SUPPLIED DATA –
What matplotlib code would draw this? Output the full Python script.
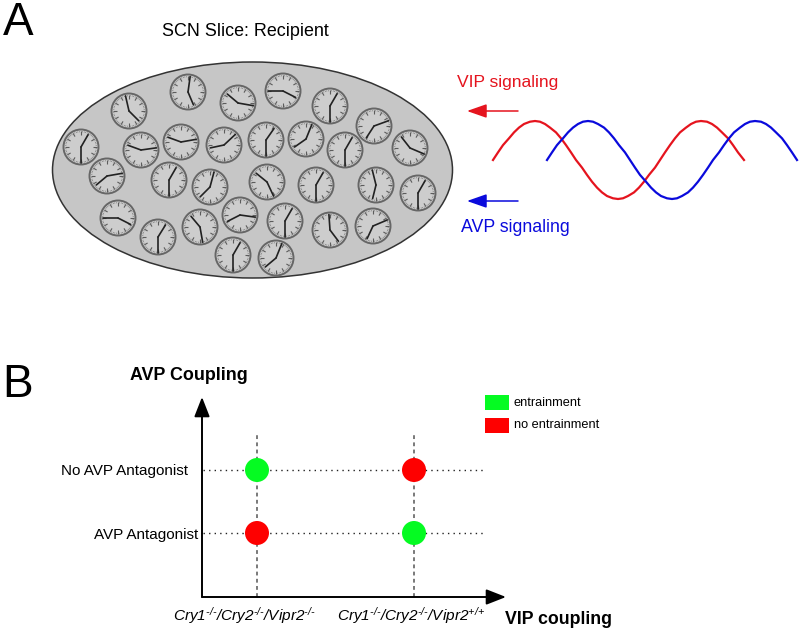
import matplotlib
matplotlib.use("Agg")
import matplotlib.pyplot as plt
import numpy as np
from matplotlib.collections import LineCollection
from matplotlib.patches import Circle, Ellipse, Rectangle
from matplotlib.transforms import ScaledTranslation

plt.rcParams["font.family"] = ["Liberation Sans", "DejaVu Sans"]
plt.rcParams["mathtext.fontset"] = "custom"
plt.rcParams["mathtext.rm"] = "Liberation Sans:italic"
plt.rcParams["mathtext.it"] = "Liberation Sans:italic"
plt.rcParams["mathtext.bf"] = "Liberation Sans:bold"

# clocks, in pixels of the picture, hands in degrees clockwise from 12
clock_x = [188, 129, 238, 81, 141, 181, 224, 107, 169, 210,
           283, 330, 374, 266, 306, 345, 410, 267, 316, 376, 418,
           118, 158, 200, 240, 285, 330, 373, 233, 276]
clock_y = [92, 111, 103, 147, 150, 142, 145, 176, 180, 187,
           91, 106, 126, 140, 139, 150, 148, 182, 185, 185, 193,
           218, 237, 227, 215, 221, 230, 226, 255, 258]
hand_a = [157, 135, 310, 30, 290, 290, 258, 230, 30, 225,
          117, 30, 213, 35, 235, 30, 322, 309, 30, 194, 30,
          117, 32, 320, 243, 30, 143, 205, 30, 230]
hand_b = [8, 347, 100, 180, 82, 80, 47, 80, 180, 15,
          270, 180, 70, 180, 22, 180, 113, 155, 180, 346, 180,
          270, 180, 170, 98, 180, 356, 67, 180, 22]

# signal curves
red_x = [493, 498, 503, 509, 514, 519, 524, 530, 535, 540, 545, 550, 556, 561, 566, 571, 576,
         582, 587, 592, 597, 602, 607, 613, 618, 623, 628, 634, 639, 644, 649, 655, 660,
         665, 670, 675, 680, 686, 691, 696, 701, 707, 712, 717, 722, 728, 733, 738, 744]
blue_x = [547, 552, 557, 563, 568, 573, 578, 583, 588, 593, 598, 604, 609, 614, 619, 625, 630,
          635, 640, 646, 651, 656, 661, 667, 672, 677, 682, 688, 693, 698, 703, 708, 713,
          719, 724, 729, 734, 740, 745, 750, 755, 761, 766, 771, 776, 782, 787, 792, 797]
wave_y = [160, 152.4, 145.1, 138.3, 132.4, 127.6, 124, 121.7, 121, 121.7, 124, 127.6, 132.4, 138.3, 145.1, 152.4, 160,
          167.6, 174.9, 181.7, 187.6, 192.4, 196, 198.3, 199, 198.3, 196, 192.4, 187.6, 181.7, 174.9, 167.6, 160,
          152.4, 145.1, 138.3, 132.4, 127.6, 124, 121.7, 121, 121.7, 124, 127.6, 132.4, 138.3, 145.1, 152.4, 160]

# panel B
genotypes = [r"$\mathit{Cry1}^{\text{-/-}}\mathit{/Cry2}^{\text{-/-}}\mathit{/Vipr2}^{\text{-/-}}$",
             r"$\mathit{Cry1}^{\text{-/-}}\mathit{/Cry2}^{\text{-/-}}\mathit{/Vipr2}^{\text{+/+}}$"]
conditions = ["AVP Antagonist", "No AVP Antagonist"]
point_x = [0, 1, 0, 1]
point_y = [1, 1, 0, 0]
entrained = [True, False, False, True]

GREEN = "#05fb22"
RED = "#fe0000"
RED_LINE = "#e5141e"
BLUE_LINE = "#0a0adc"

fig = plt.figure(figsize=(8, 6.3), dpi=100)

bg = fig.add_axes([0, 0, 1, 1])
bg.set_xlim(0, 800)
bg.set_ylim(630, 0)
bg.axis("off")

bg.text(3, 35, "A", fontsize=33, va="baseline")
bg.text(2, 397, "B", fontsize=33, va="baseline")
bg.text(245.5, 32, "SCN Slice: Recipient", fontsize=12.85, ha="center", va="center")

bg.add_patch(Ellipse((252.5, 170), 400, 216, fc="#c6c6c6", ec="#333333", lw=1.1))

# clock faces
theta = np.deg2rad(np.arange(0, 360, 6))
for cx, cy, a, b in zip(clock_x, clock_y, hand_a, hand_b):
    bg.add_patch(Circle((cx, cy), 17.5, fc="#cdcdcd", ec="#666666", lw=1.4, zorder=3))
    segs = []
    widths = []
    for i, t in enumerate(theta):
        r0 = 12 if i % 5 == 0 else 14.8
        r1 = 15.8
        segs.append([(cx + r0 * np.sin(t), cy - r0 * np.cos(t)),
                     (cx + r1 * np.sin(t), cy - r1 * np.cos(t))])
        widths.append(0.8 if i % 5 == 0 else 0.4)
    bg.add_collection(LineCollection(segs, colors="#5c5c5c", linewidths=widths, zorder=4))
    for ang, length, lw in [(a, 14, 1.2), (b, 15.5, 1.2)]:
        rad = np.deg2rad(ang)
        bg.plot([cx, cx + length * np.sin(rad)], [cy, cy - length * np.cos(rad)],
                color="#222222", lw=lw, solid_capstyle="round", zorder=5)

bg.plot(red_x, wave_y, color=RED_LINE, lw=1.6, zorder=2)
bg.plot(blue_x, wave_y, color=BLUE_LINE, lw=1.6, zorder=3)

bg.text(457, 82, "VIP signaling", color=RED_LINE, fontsize=12.6, va="center")
bg.text(461, 227, "AVP signaling", color=BLUE_LINE, fontsize=12.8, va="center")
for y, col in [(111, RED_LINE), (201, BLUE_LINE)]:
    bg.annotate("", xy=(467, y), xytext=(518, y),
                arrowprops=dict(arrowstyle="-|>,head_length=1.2,head_width=0.42",
                                mutation_scale=10, color=col, lw=1.1,
                                shrinkA=0, shrinkB=0))

# legend of panel B
bg.add_patch(Rectangle((485, 395), 24, 15, fc=GREEN, ec="none"))
bg.add_patch(Rectangle((485, 418), 24, 15, fc=RED, ec="none"))
bg.text(514, 402.5, "entrainment", fontsize=9.2, va="center")
bg.text(514, 425.5, "no entrainment", fontsize=9.2, va="center")

# panel B axes: x=0 at 257 px, x=1 at 414 px; y=0 at 533 px, y=1 at 470 px
ax = fig.add_axes([202 / 800, 1 - 597 / 630, 304 / 800, 200 / 630])
ax.patch.set_alpha(0)
ax.set_xlim(-55 / 157, 249 / 157)
ax.set_ylim(-64 / 63, 136 / 63)
for s in ax.spines.values():
    s.set_visible(False)

ax.set_xticks([0, 1])
ax.set_xticklabels(genotypes, fontsize=11.1)
ax.set_yticks([0, 1])
ax.set_yticklabels(conditions, fontsize=11)
ax.tick_params(length=0)
ax.tick_params(axis="x", pad=6)
ax.tick_params(axis="y", pad=3)
ax.yaxis.get_major_ticks()[1].set_pad(10)

# labels sit left of their ticks, by different amounts
for lab, dx in zip(ax.get_xticklabels(), [-0.13, -0.03]):
    lab.set_transform(lab.get_transform() + ScaledTranslation(dx, 0, fig.dpi_scale_trans))

ax.hlines([0, 1], -54 / 157, 228 / 157, color="#222222", lw=1, linestyles=(0, (1, 3)), zorder=1)
ax.vlines([0, 1], -64 / 63, 98 / 63, color="#555555", lw=1.1, linestyles=(0, (2.5, 2.2)), zorder=1)
ax.scatter(point_x, point_y, s=(24 * 0.72) ** 2, linewidths=0,
           c=[GREEN if e else RED for e in entrained], zorder=3)

ax.annotate("", xy=(0, 1), xytext=(0, 0), xycoords="axes fraction",
            arrowprops=dict(arrowstyle="-|>,head_length=1.2,head_width=0.47",
                            mutation_scale=10, color="black", lw=1.4, shrinkA=0, shrinkB=0))
ax.annotate("", xy=(1, 0), xytext=(0, 0), xycoords="axes fraction",
            arrowprops=dict(arrowstyle="-|>,head_length=1.2,head_width=0.47",
                            mutation_scale=10, color="black", lw=1.4, shrinkA=0, shrinkB=0))

bg.text(188.5, 376, "AVP Coupling", fontsize=12.9, fontweight="bold", ha="center", va="center")
bg.text(558.5, 619, "VIP coupling", fontsize=12.8, fontweight="bold", ha="center", va="center")

fig.savefig("out.png", dpi=100)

SHORT EXERCISE –
Up to and including the line containing "from matplotlib.transforms import", repeat every line from the start of the data, but none of the pictures.

RESPONSE TO THIS TASK –
What matplotlib code would draw this? Output the full Python script.
import matplotlib
matplotlib.use("Agg")
import matplotlib.pyplot as plt
import numpy as np
from matplotlib.collections import LineCollection
from matplotlib.patches import Circle, Ellipse, Rectangle
from matplotlib.transforms import ScaledTranslation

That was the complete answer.